Quantification of wind, snow and ice loading on New Zealand’s transmission line network during high impact weather events
I am born and bred in Tāmaki Makaurau Auckland and earned my Bachelor’s degree in Mechanical Engineering with First Class Honours in 2019. One of my passions is fluids (air, water, etc) so a project which combines both of these felt like destiny came knocking. In addition to all the academic stuff, I also really enjoy music (both playing and listening), to the point where you could say it’s an obsession. On top of this I like to keep fit through the gym and running, and last year I started learning how to sail which I want to continue to do.
Wind and ice on transmission lines = bad and we must protect them.
Ice loads estimated through numerical ice accretion model coupled with numerical weather prediction modelling.
Quasi-static wind loads evaluated through field and wind tunnel tests.
- What are the predicted ice loads on transmission lines in New Zealand for different return periods using high-resolution modelling?
- Does the existing span reduction factor theory used in the design of transmission lines for homogeneous terrain differ when applied to complex terrain?
- Under what conditions does the resonant component of the fluctuating response need to be considered in the overall response?
The effects of wind and ice loading on transmission lines can result in catastrophic failures.
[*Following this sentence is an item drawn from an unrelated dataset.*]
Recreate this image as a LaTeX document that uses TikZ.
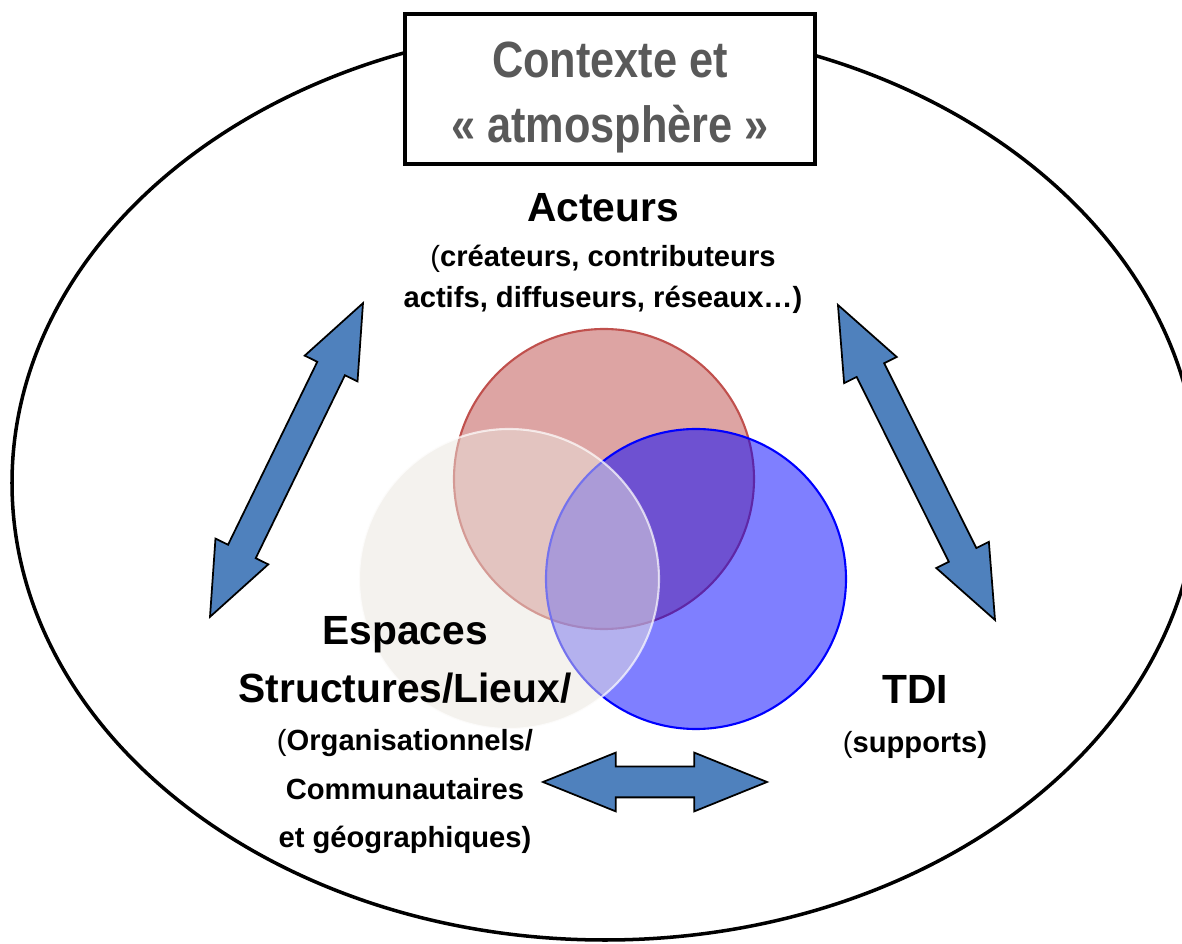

It is easy to imagine how disastrous it would be if a vital link in New Zealand’s transmission network were to fail during an icing event. This project aims to develop improved models of wind, snow and ice loading on transmission lines, to improve the resilience of New Zealand’s electricity infrastructure.
For the snow and ice research, an ice accretion model has been coupled with numerical weather prediction modelling (the New Zealand Convective Scale Model; NZCSM) to estimate the growth of ice on transmission line cables across New Zealand. These predictions will be used to conduct extreme value analysis to inform the design ice loads for transmission lines across the country under different return periods. For the wind research, the quasi-static wind loading of transmission lines will be evaluated and expanded for complex terrain. Observational field tests will be conducted on instrumented full-scale transmission lines to measure the wind climate and associated loads on both flat, homogeneous terrain and complex terrain. The resonant component of the quasi-static response will also be evaluated through full-scale monitoring. This will allow us to establish a complete picture of the associated loads mainly at lower wind speeds where the displacement of the transmission lines is important.
Further field tests will be conducted in alpine regions to validate the ice accretion modelling, as well as wind tunnel investigations of wind flow over complex terrain, such as mountainous regions. The results of these investigations will be used to improve the understanding of wind, snow and ice loads on transmission lines which will improve the resilience of New Zealand’s electrical infrastructure and influence future design procedures.
Now I’m about a year and a half into my PhD programme so things are starting to move forward. After some COVID-related delays, I’m hoping to start my field work in 2022 (crosses fingers) with results starting to flow in quickly after that.